Having a companion is not the solution and remains part of a charitable mindset of organizations when trying to be inclusive. We also understand that airline staff are not babysitters or caregivers and we all must have our own responsibility in place. But a cabin wheelchair is a basic provision and Independent traveling is a human right. All PWDs know themselves well enough to know when to say yes or no to assistance. There is no joke here.
Qatar Airways has also given a list of requirements passengers must be able to do themselves if they don’t have a caregiver with them such as using lavatory facilities or eating, buckling their belt, and so on. The entire list is very subjective and the airline can create some room for independent wheelchair users who are proficient solo travelers and claim their own responsibility.
Wheelchair handled like baggage
Sadly the airline’s behavior is not just limited to boarding. It is also mischaracterizing wheelchairs and other assistive devices as baggage. On one of my own transit times, I had to wait 2 hours to get my own wheelchair. But I wasn’t as brave and composed like, Jamila Main who is an actress on a wheelchair from Australia and shares,
‘For five days I was without my wheelchair.
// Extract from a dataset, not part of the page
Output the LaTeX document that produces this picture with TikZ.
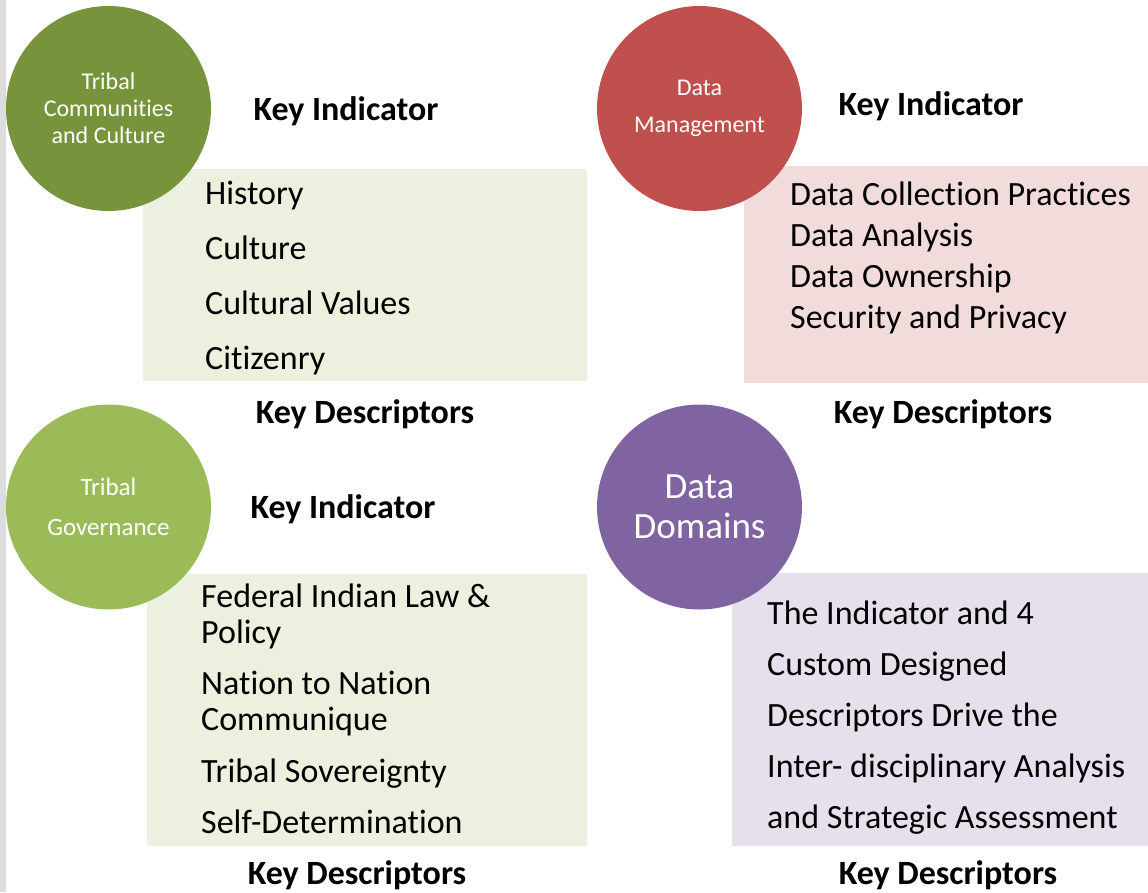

I was unable to relieve my pain by using my chair and I was preoccupied with worry. Where was my chair? Would I get it back? Would I be able to independently move around Scotland without it?’
Summary: Open letter to Qatar Airways
I am already having goosebumps reading so many messages from users who had similar experiences after I published my video on my Instagram in hopes that Qatar Airways would take notice. But I would understand it’s not easy running ‘the best airline’ and you have your burdens. Trust me, so do I. There is nothing fun about being in a wheelchair and traveling is still a world that most people like me are exploring. Your airline can only be the greatest airline if you become an ally to our efforts and for that, I would sum up some key points.
- While I appreciate your efforts to ensure the complete safety of everyone on board if a person with disability claims that they don’t need assistance. They are not joking and moreover should not be penalized for it by offboarding them.
- Your airline further treats it like a ‘no show’ where in fact it should compensate the passenger for pushing them into corners of dependency. But rather they also pay on top of that.
- Having a disability is not sickness or a disease hence does not always need medical attention. Disability is a lifestyle that many of us have mastered and we use services around the world by working with the companies and not by letting them decide what we need and don’t.
- Also, wheelchairs cannot be treated like baggage at any cost and can be delivered to the passenger upon landing. It’s only a matter of priority and I have my full faith that your leadership lacks nothing in implementing a comprehensive policy that assists people with disabilities in respect to their independence and their needs. I will wait for the day when Qatar Airlines will pave the way for being the greatest airline in the world.